Over the years the amount of data available has increased, so organisations must adapt and evolve to keep up with the information flow. They have adopted new systems of data capture and new analytical software, as well as new inducements for customers to part with their secrets.

Nils Mork-Ulnes, head of data and strategy at experience design business Beyond, points to the example of the supermarket loyalty card, which was one of the earliest successful innovations to capture data in the emerging digital age.

“As such, the value exchange offered to the customer was ‘if I can track your purchases, you will receive points you can cash in for rewards’. This revolutionised how supermarkets planned, merchandised and marketed – they went from operating in the dark to being able to target the customers most likely to buy any given product they wanted to sell more of,” he says.

“Over the years, they have augmented these databases with demographic, psychographic, behavioural and other data sources from a variety of third parties to enrich their understanding. And as consumers spend more and more of their time online and on smartphones, adding new digital data is becoming a key need.

 

“But you need to do that across all the channels consumers now use and you have to ask for permission to collect data in new ways. For instance, what is the digital equivalent of a store loyalty card? Once you crack those problems, the potential to create new value for customers increases manifold because you have so many new touchpoints and ways to create value from data.”

Insight Economy - Raconteur - dashboard

See full infographic here

The cost of mining data

Clearly, supermarkets are big-budget behemoths that can and must invest heavily in mining and cross-referencing data to the nth degree. A supermarket outlet, its layout, customer approach, offers and incentives are the manifestation of intensive research.
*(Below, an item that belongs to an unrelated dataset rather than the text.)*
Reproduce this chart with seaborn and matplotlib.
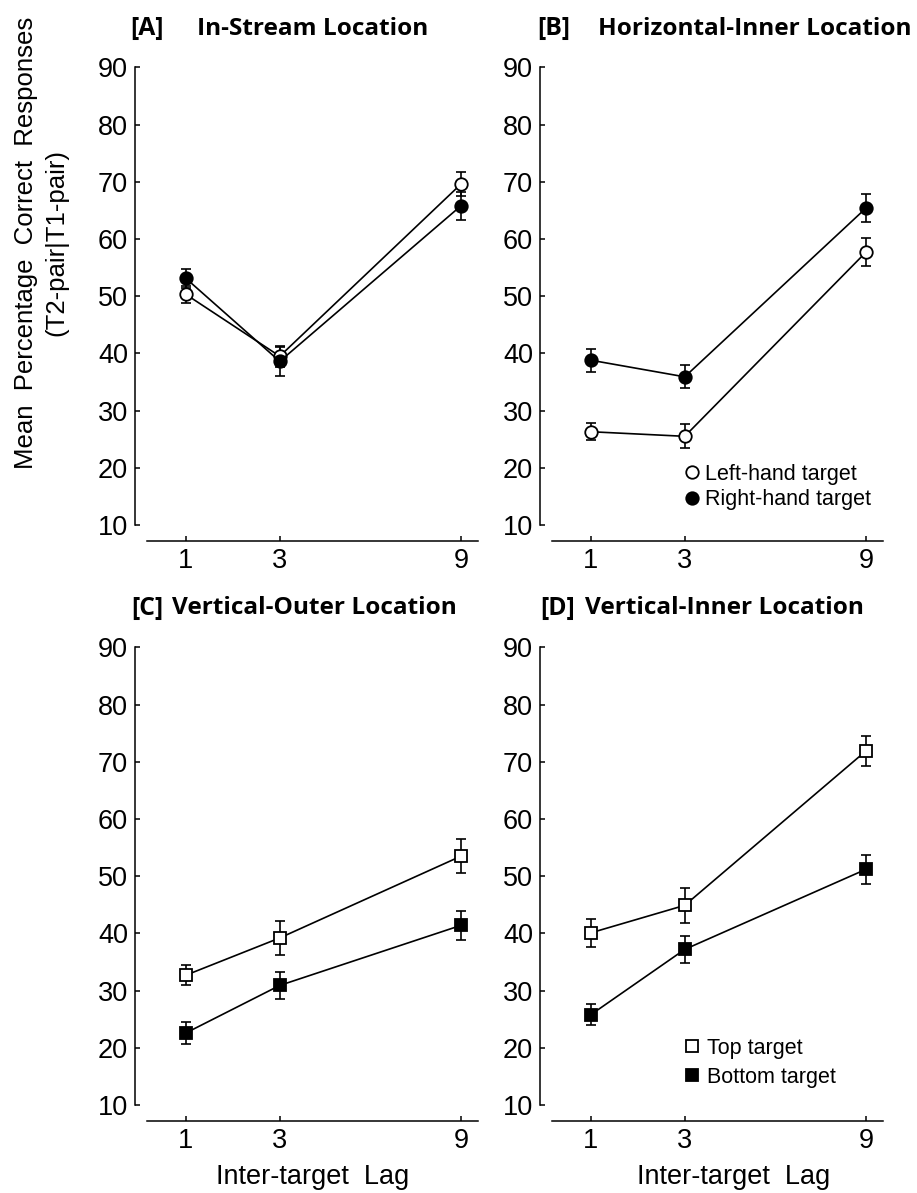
import numpy as np
import matplotlib
matplotlib.use('Agg')
import matplotlib.pyplot as plt
from matplotlib.lines import Line2D
import seaborn as sns

# data (means and error bar half-widths)
lags = [1, 3, 9]

instream_left = [50.3, 39.5, 69.6]
instream_left_err = [1.5, 1.8, 2.1]
instream_right = [53.1, 38.6, 65.8]
instream_right_err = [1.6, 2.5, 2.4]

horiz_left = [26.3, 25.5, 57.7]
horiz_left_err = [1.5, 2.1, 2.4]
horiz_right = [38.8, 35.9, 65.4]
horiz_right_err = [2.0, 2.0, 2.4]

vouter_top = [32.7, 39.2, 53.5]
vouter_top_err = [1.8, 2.9, 3.0]
vouter_bottom = [22.6, 30.9, 41.4]
vouter_bottom_err = [1.9, 2.4, 2.5]

vinner_top = [40.1, 44.9, 71.9]
vinner_top_err = [2.4, 3.0, 2.6]
vinner_bottom = [25.8, 37.2, 51.2]
vinner_bottom_err = [1.9, 2.4, 2.5]

panel_letters = ['[A]', '[B]', '[C]', '[D]']
panel_names = ['In-Stream Location', 'Horizontal-Inner Location',
               'Vertical-Outer Location', 'Vertical-Inner Location']
yticks = [10, 20, 30, 40, 50, 60, 70, 80, 90]

sns.set_style('ticks')
plt.rcParams['font.family'] = ['Liberation Sans', 'DejaVu Sans']
plt.rcParams['text.color'] = 'black'

W, H = 917, 1193
fig = plt.figure(figsize=(W / 100, H / 100), dpi=100)

def rect(left, right, top, bottom):
    return [left / W, 1 - bottom / H, (right - left) / W, (bottom - top) / H]

ax_rects = [rect(147, 478, 64.5, 541), rect(552, 883, 64.5, 541),
            rect(147, 478, 644.5, 1121), rect(552, 883, 644.5, 1121)]

panels = [
    (instream_left, instream_left_err, instream_right, instream_right_err, 'o'),
    (horiz_left, horiz_left_err, horiz_right, horiz_right_err, 'o'),
    (vouter_top, vouter_top_err, vouter_bottom, vouter_bottom_err, 's'),
    (vinner_top, vinner_top_err, vinner_bottom, vinner_bottom_err, 's'),
]

# lag axis is stretched like x**0.6 in the original
fwd = lambda x: np.sign(x) * np.abs(x) ** 0.6
inv = lambda x: np.sign(x) * np.abs(x) ** (1 / 0.6)

name_x = [197, 598, 172, 585]
letter_x = [130, 537, 131, 540]

for i, (r, (open_v, open_e, fill_v, fill_e, mk)) in enumerate(zip(ax_rects, panels)):
    ax = fig.add_axes(r)
    ax.set_xscale('function', functions=(fwd, inv))
    ms = 9 if mk == 'o' else 8.5
    for vals, errs, face in [(open_v, open_e, 'white'), (fill_v, fill_e, 'black')]:
        ax.errorbar(lags, vals, yerr=errs, fmt='none', ecolor='black',
                    elinewidth=1.2, capsize=3.8, capthick=1.2, zorder=2)
        sns.lineplot(x=lags, y=vals, ax=ax, color='black', linewidth=1.2,
                     marker=mk, markersize=ms, markerfacecolor=face,
                     markeredgecolor='black', markeredgewidth=1.3, zorder=3)
    ax.set_xlim(0.441, 9.69)
    ax.set_ylim(7.2, 90.5)
    ax.set_xticks(lags)
    ax.set_xticklabels([str(l) for l in lags])
    ax.set_yticks(yticks)
    ax.minorticks_off()
    sns.despine(ax=ax)
    ax.spines['left'].set_position(('outward', 8.6))
    ax.spines['left'].set_bounds(10, 90)
    for s in ['left', 'bottom']:
        ax.spines[s].set_linewidth(1.1)
        ax.spines[s].set_color('black')
    ax.tick_params(axis='both', direction='in', length=3.5, width=1.1,
                   labelsize=19.5, colors='black', pad=5)
    ax.set_xlabel('')
    ax.set_ylabel('')
    # panel title
    ty = r[1] + r[3] + 36 / H
    fig.text(letter_x[i] / W, ty, panel_letters[i], family='Open Sans',
             fontweight='bold', fontsize=17.8, ha='left', va='center')
    fig.text(name_x[i] / W, ty, panel_names[i], family='Open Sans',
             fontweight='bold', fontsize=17.6, ha='left', va='center')

# legends
def make_handles(mk, ms):
    return [Line2D([], [], ls='none', marker=mk, markersize=ms, markerfacecolor='white',
                   markeredgecolor='black', markeredgewidth=1.3),
            Line2D([], [], ls='none', marker=mk, markersize=ms, markerfacecolor='black',
                   markeredgecolor='black', markeredgewidth=1.3)]

fig.legend(make_handles('o', 9), ['Left-hand target', 'Right-hand target'],
           loc='upper left', bbox_to_anchor=(683 / W, 1 - 464 / H), frameon=False,
           fontsize=15.5, handlelength=0.8, handletextpad=0.2, borderpad=0,
           borderaxespad=0, labelspacing=0.2)
fig.legend(make_handles('s', 8.5), ['Top target', 'Bottom target'],
           loc='upper left', bbox_to_anchor=(683 / W, 1 - 1038 / H), frameon=False,
           fontsize=15.5, handlelength=0.8, handletextpad=0.3, borderpad=0,
           borderaxespad=0, labelspacing=0.35)

# axis labels
fig.text(41 / W, 1 - 243 / H, 'Mean  Percentage  Correct  Responses\n(T2-pair|T1-pair)',
         rotation=90, ha='center', va='center', multialignment='center',
         fontsize=18.5, linespacing=1.35)
for cx in [313, 734]:
    fig.text(cx / W, 1 - 1177 / H, 'Inter-target  Lag', ha='center', va='center',
             fontsize=19.5)

fig.savefig('out.png', dpi=100)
But just how much must a business invest to get the best results? Is it possible to achieve laser-like focus without spending the tea and biscuits money?

“It can be very expensive, both practically in terms of the teams of people and tools required to mine sometimes highly complex data, but also in terms of the delays incurred by looking for perfection in data-led decision-making,” says Ian Webster, chief customer officer at Big Data for Humans.

“Sometimes it’s cheaper and faster to run a quick real-world test to validate an idea prompted by one source of data, than to try and merge data sets together,” he says.

To get ahead in connected data there are a few essential rules to follow. John Smits, chief data officer at EMC, points out that not all data is created equal and smaller businesses in particular should zero in on the information that matters the most.

Mr Ryan at Brilliant Noise also believes preparation is key. It’s important, he says, to set objectives before you start work. Just collecting vast sets of data with no clear plan of what it’s for won’t get you very far.

Meanwhile, Accenture’s Mr Jubraj points out that it’s important to act on data once you have recorded and deciphered it. Too many firms, it seems, begin with good intentions only to leave killer insights gathering dust on a virtual shelf.

“Leverage the data to better understand customers. Use it to drive new propositions or partnerships,” he says. “This will likely improve customer service and create new opportunities for growth. Use data to completely shift the traditional business model from selling to providing a valuable end-to-end service.”

Mr Mork-Ulness at Beyond adds: “One big problem with the way much corporate data is stored in centralised data warehouses is that the data is separate from the action. Decision-makers have to request data from analysts, which takes time and the data is often stale by the time it gets to them.

“It is key to get decision-makers as close to the data as possible, and that everyone has the mentality that data is part of a continuous improvement and testing mindset.”

Data drives insight and insight is power, but organisations have to create the right structures at every stage in the process to ensure information flows, is collected appropriately and, once it is sufficiently crunched, is acted upon by business leaders.

A failure of any part of the system renders the whole thing useless, leaving you with an unusable jumble of words and numbers.